Не погибнет со мной - страница 11
Пожалуй, общественное мнение. Тогда в обществе писали и говорили о паровозах и железных дорогах с тем одушевлением, с каким нынче о демократии.
Но пустое дело убеждать Кибальчича после того, как принял решение. Даже отцовская власть прекращалась, если – решился.
Известно, авторитет и власть одного из родителей во много раз возрастает в глазах ребенка, если случится беда и второй родитель до времени покинет сей светлый мир. После смерти матери Кибальчич сильно привязался к отцу. Ловил каждый взгляд, предчувствовал и предвосхищал слово. Безропотно поехал жить к деду Максиму в Мезень, покорно поступил в духовное училище, затем в Черниговскую духовную семинарию. И вдруг забунтовал. Вернулся в Новгород-Северск, выдержал экзамен в шестой класс гимназии – притом, что отец порвал с ним, лишил помощи.
Позже их отношения поправились, Николай снова стал бывать в Коропе на вакациях, но перед отъездом в Петербург опять произошла размолвка. Отец требовал, чтобы сын, раз уж не захотел стать священником, шел по стопам старшего брата Степана – выучился на врача. Напрасный труд. Кибальчич мог переменить убеждение, однако не вдруг и не под давлением чужого мнения. Если овладевала им какая-либо идея, зряшными оказывались любые слова: упирался, отмалчивался, бубнил свое, даже если был неуверен или неправ.

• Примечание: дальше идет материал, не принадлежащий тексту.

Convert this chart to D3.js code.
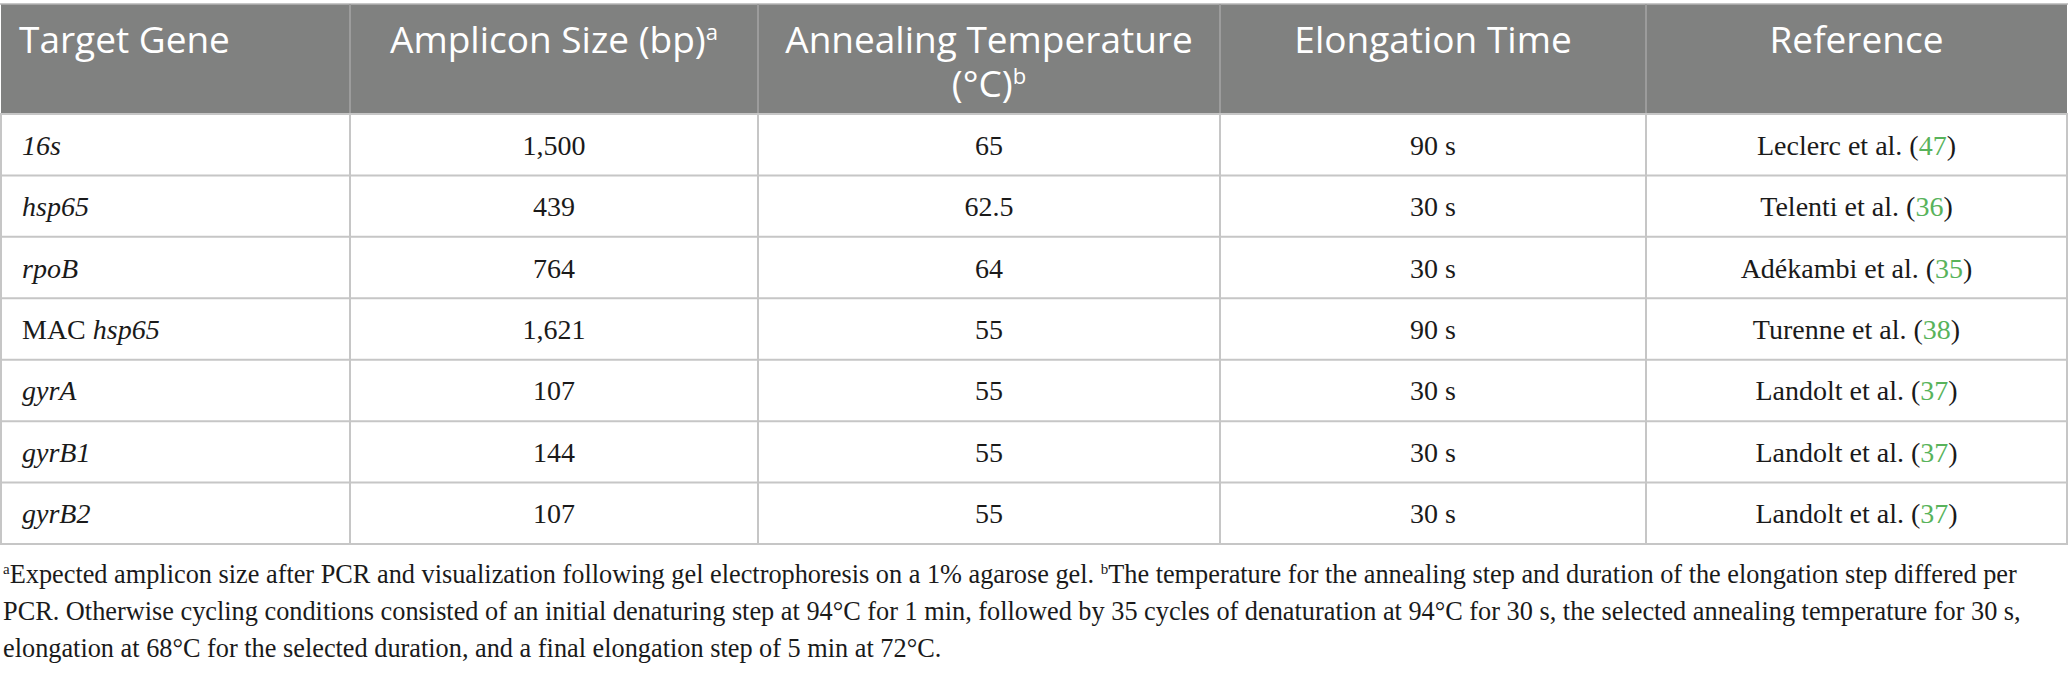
<!DOCTYPE html>
<html lang="en">
<head>
    <meta charset="UTF-8">
    <title>PCR conditions table</title>
    <script src="https://d3js.org/d3.v7.min.js"></script>
    <style>
        body { margin: 0; background: #fff; }
        .head { font-family: "Open Sans", sans-serif; font-size: 37px; fill: #fff; }
        .cell { font-family: "Liberation Serif", serif; font-size: 28px; fill: #1a1a1a; }
        .note { font-family: "Liberation Serif", serif; font-size: 26.3px; fill: #1a1a1a; }
        .ref { fill: #58b35b; }
    </style>
</head>
<body>
    <script>
        // table content
        const headers = [
            ["Target Gene"],
            ["Amplicon Size (bp)|a"],
            ["Annealing Temperature", "(°C)|b"],
            ["Elongation Time"],
            ["Reference"]
        ];
        // prefix (roman) + gene name (italic)
        const genePrefix = ["", "", "", "MAC ", "", "", ""];
        const geneNames = ["16s", "hsp65", "rpoB", "hsp65", "gyrA", "gyrB1", "gyrB2"];
        const ampliconSizes = [1500, 439, 764, 1621, 107, 144, 107];
        const annealingTemps = [65, 62.5, 64, 55, 55, 55, 55];
        const elongationTimes = [90, 30, 30, 90, 30, 30, 30];
        const refAuthors = ["Leclerc et al.", "Telenti et al.", "Adékambi et al.", "Turenne et al.",
            "Landolt et al.", "Landolt et al.", "Landolt et al."];
        const refNumbers = [47, 36, 35, 38, 37, 37, 37];

        // [text, isSuperscript]
        const footnotes = [
            [["a", true], ["Expected amplicon size after PCR and visualization following gel electrophoresis on a 1% agarose gel. ", false],
             ["b", true], ["The temperature for the annealing step and duration of the elongation step differed per", false]],
            [["PCR. Otherwise cycling conditions consisted of an initial denaturing step at 94°C for 1 min, followed by 35 cycles of denaturation at 94°C for 30 s, the selected annealing temperature for 30 s,", false]],
            [["elongation at 68°C for the selected duration, and a final elongation step of 5 min at 72°C.", false]]
        ];

        const W = 2068, H = 675;
        const tableTop = 4, headBottom = 114, tableBottom = 544;
        const colEdges = [1, 350, 758, 1220, 1646, 2067];

        const svg = d3.select("body").append("svg")
            .attr("width", W)
            .attr("height", H);

        const rowIdx = d3.range(geneNames.length);
        const y = d3.scaleBand().domain(rowIdx).range([headBottom, tableBottom]);
        const colMid = i => (colEdges[i] + colEdges[i + 1]) / 2;
        const fmt = d3.format(",");

        // header background
        svg.append("rect")
            .attr("x", colEdges[0]).attr("y", tableTop)
            .attr("width", colEdges[5] - colEdges[0]).attr("height", headBottom - tableTop)
            .attr("fill", "#808180");
        svg.append("line")
            .attr("x1", 0).attr("x2", W).attr("y1", tableTop).attr("y2", tableTop)
            .attr("stroke", "#b4b4b4").attr("stroke-width", 1.5);

        // header separators
        svg.selectAll(".hsep").data(colEdges.slice(1, 5)).enter().append("line")
            .attr("x1", d => d).attr("x2", d => d)
            .attr("y1", tableTop).attr("y2", headBottom)
            .attr("stroke", "#9c9c9c").attr("stroke-width", 2);

        // header text, one text element per line
        headers.forEach((lines, i) => {
            const x = i === 0 ? 19 : colMid(i);
            lines.forEach((ln, k) => {
                const [main, sup] = ln.split("|");
                const t = svg.append("text").attr("class", "head")
                    .attr("text-anchor", i === 0 ? "start" : "middle")
                    .attr("x", x).attr("y", 53 + k * 44);
                t.append("tspan").text(main);
                if (sup) {
                    t.append("tspan").attr("font-size", 22).attr("dy", -13).text(sup);
                }
            });
        });

        // body grid
        const gridCol = "#c6c6c6";
        svg.selectAll(".hline").data(rowIdx.map(i => y(i) + y.bandwidth()).concat([headBottom]))
            .enter().append("line")
            .attr("x1", colEdges[0] - 1).attr("x2", colEdges[5] + 1)
            .attr("y1", d => d).attr("y2", d => d)
            .attr("stroke", gridCol).attr("stroke-width", 2);
        svg.selectAll(".vline").data(colEdges)
            .enter().append("line")
            .attr("x1", d => d).attr("x2", d => d)
            .attr("y1", headBottom).attr("y2", tableBottom)
            .attr("stroke", gridCol).attr("stroke-width", 2);

        const baseY = i => y(i) + y.bandwidth() / 2 + 10;

        // column 1: gene
        const g0 = svg.selectAll(".gene").data(rowIdx).enter().append("text")
            .attr("class", "cell").attr("x", 22).attr("y", baseY);
        g0.append("tspan").text(i => genePrefix[i]);
        g0.append("tspan").attr("font-style", "italic").text(i => geneNames[i]);

        const centred = col => svg.selectAll(".c" + col).data(rowIdx).enter().append("text")
            .attr("class", "cell").attr("text-anchor", "middle")
            .attr("x", colMid(col)).attr("y", baseY);

        centred(1).text(i => fmt(ampliconSizes[i]));
        centred(2).text(i => annealingTemps[i]);
        centred(3).text(i => elongationTimes[i] + " s");

        const r = centred(4);
        r.append("tspan").text(i => refAuthors[i] + " (");
        r.append("tspan").attr("class", "ref").text(i => refNumbers[i]);
        r.append("tspan").text(")");

        // footnotes
        footnotes.forEach((parts, k) => {
            const t = svg.append("text").attr("class", "note")
                .attr("x", 3).attr("y", 583 + k * 37);
            let raised = false;
            parts.forEach(([txt, sup]) => {
                const s = t.append("tspan").text(txt);
                if (sup) {
                    s.attr("font-size", 15).attr("dy", -9);
                    raised = true;
                } else if (raised) {
                    s.attr("dy", 9);
                    raised = false;
                }
            });
        });
    </script>
</body>
</html>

Известно, Творец задумывал человека существом, в котором способности уравновешены и гармоничны. Но поскольку от идеи до воплощения дистанция не малая, или потому, что глина замечательный, однако не идеальный материал, или потому, что производить идеи и воплощать – две разные профессии, и даже Он не мог быть совершенен в каждой, а квалифицированного помощника не нашлось, – существо получилось не идеальное. К примеру, должны быть равно развиты в человеке способность к независимости и к подчинению. А на деле – либо одно сильнее, либо другое. У Кибальчича плохо было именно со вторым.
У отца его тоже был крепкий характер, и на дорогу Николай получил ровно тридцать рублей. Не так уж мало, на первый взгляд, месячная зарплата мелкого служащего в российской империи, но билет в третьем классе до Петербурга стоил около двадцати, кроме того, надо еще добраться от Коропа до станции – восемьдесят верст, по три копейки за версту на перекладных. В общем, к моменту нашего прибытия в Петербург у него оставалось чуть больше пяти рублей, у меня – сто: я ехал поступать в полном согласии с желаниями и матери, и отца.
Впрочем, положение Кибальчича облегчалось тем, что в Петербурге жила сестра Татьяна – Тетяна по-коропски, по-домашнему, не так давно вышедшая замуж за столичного адвоката Петрова.
То был незабываемый день. Вообразите двух юнцов из далекой провинции, которых никто не звал в столицу империи, а они явились, смело шагают с котомками за плечами, с фанерными сундучками, будто именно их-то здесь не хватало, только люди этого еще не знают, но скоро узнают! Вон уже с любопытством глядят. Однако – не насмешливо ли глядят? В котомках у нас напихано белье, одеяло, в сундучках тетради и книжки, кроме того, мама затолкала в котомку подушку… В Новгород-Северске все это придавало мне духу: в столицу еду! А здесь? Если откровенно, не котомка, а мех за спиной. Не мне ли свистит и скалит зубы молодой извозчик? «Надорвешься, барин! Садись, подвезу!»
Замирает сердце, узнавая очертания великого города – великой ошибки великого человека, как выразился писатель. Трудная и праздничная жизнь впереди. Наверно, чувства, которые я испытывал, сродни чувствам варвара, стоящего на краю чужой, богатой земли. Коренные петербуржцы никогда этого не поймут.